Lugi
Lugi OP t1_iqodhe1 wrote
Reply to comment by VenerableSpace_ in [D] Focal loss - why it scales down the loss of minority class? by Lugi
Yes, but the problem here is while they mention that in the paper, finally they use alpha of 0.25, which weighs down the minority (foreground) - while the background (majority) class has scaling of 0.75. This is what I'm concerned about.
Lugi OP t1_iqoahos wrote
Reply to comment by VenerableSpace_ in [D] Focal loss - why it scales down the loss of minority class? by Lugi
Yes, but I am using specifically the alpha-balanced version, which they used in a counterproductive way.
Lugi OP t1_iqoa9pp wrote
Reply to comment by you-get-an-upvote in [D] Focal loss - why it scales down the loss of minority class? by Lugi
>The alpha used in the paper is the inverse of the frequency of the class. So class1 is scaled by 4 (i.e. 1 / 0.25) and class2 is scaled by 1.33 (1/0.75).

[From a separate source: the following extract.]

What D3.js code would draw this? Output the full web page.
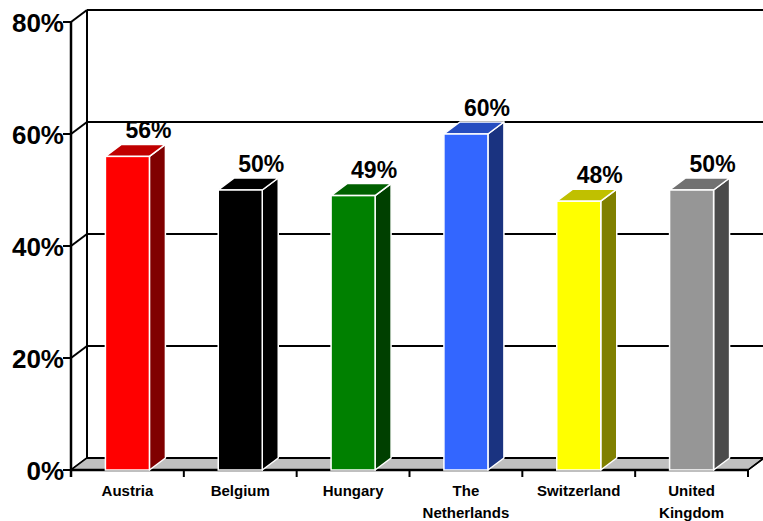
<!DOCTYPE html>
<html>
<head>
<meta charset="utf-8">
<script src="https://cdn.jsdelivr.net/npm/d3@7"></script>
<style>
  body { margin: 0; background: #fff; }
  svg { display: block; font-family: "Liberation Sans", Arial, sans-serif; font-weight: bold; }
</style>
</head>
<body>
<div id="chart"></div>
<script>
// data
var countries = ["Austria", "Belgium", "Hungary", "The Netherlands", "Switzerland", "United Kingdom"];
var labelLines = [["Austria"], ["Belgium"], ["Hungary"], ["The", "Netherlands"], ["Switzerland"], ["United", "Kingdom"]];
var shares = [56, 50, 49, 60, 48, 50];
var yTicks = [0, 20, 40, 60, 80];

// front / side / top colours per bar
var frontColors = ["#ff0000", "#000000", "#008000", "#3366ff", "#ffff00", "#969696"];
var sideColors  = ["#800000", "#000000", "#004000", "#1a3380", "#808000", "#4b4b4b"];
var topColors   = ["#c00000", "#000000", "#006000", "#264dc0", "#c0c000", "#717171"];

var width = 763, height = 521;
var dx = 16, dy = -12; // depth offset of the 3d box

var svg = d3.select("#chart").append("svg")
    .attr("width", width)
    .attr("height", height);

var x = d3.scaleBand()
    .domain(countries)
    .range([71, 748])
    .padding(0);

var y = d3.scaleLinear()
    .domain([0, 80])
    .range([470, 22]);

var barW = x.bandwidth() * 0.39;
var x0 = x.range()[0], x1 = x.range()[1];

// back wall gridlines
svg.append("g").selectAll("line.grid")
    .data(yTicks)
    .enter().append("line")
      .attr("x1", x0 + dx)
      .attr("x2", width)
      .attr("y1", function(d) { return y(d) + dy; })
      .attr("y2", function(d) { return y(d) + dy; })
      .style("stroke", "#000")
      .style("stroke-width", 2);

// side wall diagonals
svg.append("g").selectAll("line.diag")
    .data(yTicks)
    .enter().append("line")
      .attr("x1", x0)
      .attr("x2", x0 + dx)
      .attr("y1", function(d) { return y(d); })
      .attr("y2", function(d) { return y(d) + dy; })
      .style("stroke", "#000")
      .style("stroke-width", 2);

// back corner
svg.append("line")
    .attr("x1", x0 + dx).attr("x2", x0 + dx)
    .attr("y1", y(80) + dy).attr("y2", y(0) + dy)
    .style("stroke", "#000")
    .style("stroke-width", 2);

// floor
svg.append("path")
    .attr("d", "M" + x0 + "," + y(0) + "L" + x1 + "," + y(0) +
               "L" + (x1 + dx) + "," + (y(0) + dy) + "L" + (x0 + dx) + "," + (y(0) + dy) + "Z")
    .attr("fill", "#c0c0c0")
    .style("stroke", "#000")
    .style("stroke-width", 1.5);
svg.append("line")
    .attr("x1", x0 + dx).attr("x2", width)
    .attr("y1", y(0) + dy).attr("y2", y(0) + dy)
    .style("stroke", "#000")
    .style("stroke-width", 2);
svg.append("line")
    .attr("x1", x0).attr("x2", x1)
    .attr("y1", y(0)).attr("y2", y(0))
    .style("stroke", "#000")
    .style("stroke-width", 2.5);

// front value axis
svg.append("line")
    .attr("x1", x0).attr("x2", x0)
    .attr("y1", y(80)).attr("y2", y(0) + 7)
    .style("stroke", "#000")
    .style("stroke-width", 2.5);

svg.append("g").selectAll("line.ytick")
    .data(yTicks)
    .enter().append("line")
      .attr("x1", x0 - 8)
      .attr("x2", x0)
      .attr("y1", function(d) { return y(d); })
      .attr("y2", function(d) { return y(d); })
      .style("stroke", "#000")
      .style("stroke-width", 2);

svg.append("g").selectAll("text.ylab")
    .data(yTicks)
    .enter().append("text")
      .attr("x", x0 - 7)
      .attr("y", function(d) { return y(d) + 10; })
      .attr("text-anchor", "end")
      .style("font-size", "26px")
      .text(function(d) { return d + "%"; });

// category ticks on the floor edge
var catEdges = countries.map(function(c) { return x(c) + x.bandwidth(); });
svg.append("g").selectAll("line.xtick")
    .data(catEdges)
    .enter().append("line")
      .attr("x1", function(d) { return d; })
      .attr("x2", function(d) { return d; })
      .attr("y1", y(0))
      .attr("y2", y(0) + 7)
      .style("stroke", "#000")
      .style("stroke-width", 2);
svg.append("line")
    .attr("x1", x1).attr("x2", x1 + dx)
    .attr("y1", y(0)).attr("y2", y(0) + dy)
    .style("stroke", "#000")
    .style("stroke-width", 1.5);

// bars
var bars = svg.append("g").selectAll("g.bar")
    .data(shares)
    .enter().append("g")
      .attr("class", "bar");

function bx(d, i) { return x(countries[i]) + (x.bandwidth() - barW) / 2; }

bars.append("path") // side
    .attr("d", function(d, i) {
      var l = bx(d, i) + barW;
      return "M" + l + "," + y(0) + "L" + (l + dx) + "," + (y(0) + dy) +
             "L" + (l + dx) + "," + (y(d) + dy) + "L" + l + "," + y(d) + "Z";
    })
    .attr("fill", function(d, i) { return sideColors[i]; })
    .style("stroke", "#fff")
    .style("stroke-width", 1.5)
    .style("stroke-linejoin", "round");

bars.append("path") // top
    .attr("d", function(d, i) {
      var l = bx(d, i);
      return "M" + l + "," + y(d) + "L" + (l + barW) + "," + y(d) +
             "L" + (l + barW + dx) + "," + (y(d) + dy) + "L" + (l + dx) + "," + (y(d) + dy) + "Z";
    })
    .attr("fill", function(d, i) { return topColors[i]; })
    .style("stroke", "#fff")
    .style("stroke-width", 1.5)
    .style("stroke-linejoin", "round");

bars.append("rect") // front
    .attr("x", bx)
    .attr("y", function(d) { return y(d); })
    .attr("width", barW)
    .attr("height", function(d) { return y(0) - y(d); })
    .attr("fill", function(d, i) { return frontColors[i]; })
    .style("stroke", "#fff")
    .style("stroke-width", 1.5);

// value labels
bars.append("text")
    .attr("x", function(d, i) { return x(countries[i]) + x.bandwidth() / 2 + 21; })
    .attr("y", function(d) { return y(d) - 18; })
    .attr("text-anchor", "middle")
    .style("font-size", "23px")
    .text(function(d) { return d + "%"; });

// category labels
svg.append("g").selectAll("text.cat")
    .data(labelLines)
    .enter().append("text")
      .attr("text-anchor", "middle")
      .style("font-size", "15px")
      .each(function(lines, i) {
        var t = d3.select(this);
        lines.forEach(function(s, j) {
          t.append("tspan")
            .attr("x", x(countries[i]) + x.bandwidth() / 2)
            .attr("y", 496 + j * 22)
            .text(s);
        });
      });
</script>
</body>
</html>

They say it CAN be set like that, but they explicitly set it to 0.25. This is why I am confused, they put that statement in and did something completely opposite.
Lugi OP t1_iqndvf5 wrote
Reply to comment by Naive_Coconut_Cook in [D] Focal loss - why it scales down the loss of minority class? by Lugi
Nothing like this happens in the data, in object detection you cannot really address the imbalance by resampling the data, since the imbalance is inherent to the way targets are generated - you have a lot of 0 targets since you have a lot of background objects, and only a few positive objects to be detected.
Lugi t1_itiq8ir wrote
Reply to comment by rehrev in [D] What things did you learn in ML theory that are, in practice, different? by 4bedoe
>Otherwise, what does model complexity even mean?
People are generally referring to bigger models (#parameters) as more complex.
Come to think of it, redundancy in networks with more parameters can act as a regularizer, by making similar branches have essentially higher learning rate and be less prone to overfitting. Let me give you an example of what I have in mind: a simple network with just one parameter - y = wx. You can pass some data through it, calculate loss, backpropagate to get gradient, and update the weight with it.
But see what happens if we reparametrize w as w1+w2: the gradient for these is gonna be the same as in case of only one parameter, but after the weight update step we will essentially end up moving twice as far, which would be equal to original one parameter case with 2 times bigger learning rate.
Another thing that could be somehow linked to this phenomenon is that on one hand the parameter space of a 1 hidden layer neural network grows exponentially with the number of neurons, and on the other hand the number of equivalent minimums grows factorially, so at some certain number of neurons the factorial takes over and your optimization problem becomes much simpler, because you are always close to your desired minimum. But I don't know shit about high-dimensional math so don't quote me on that.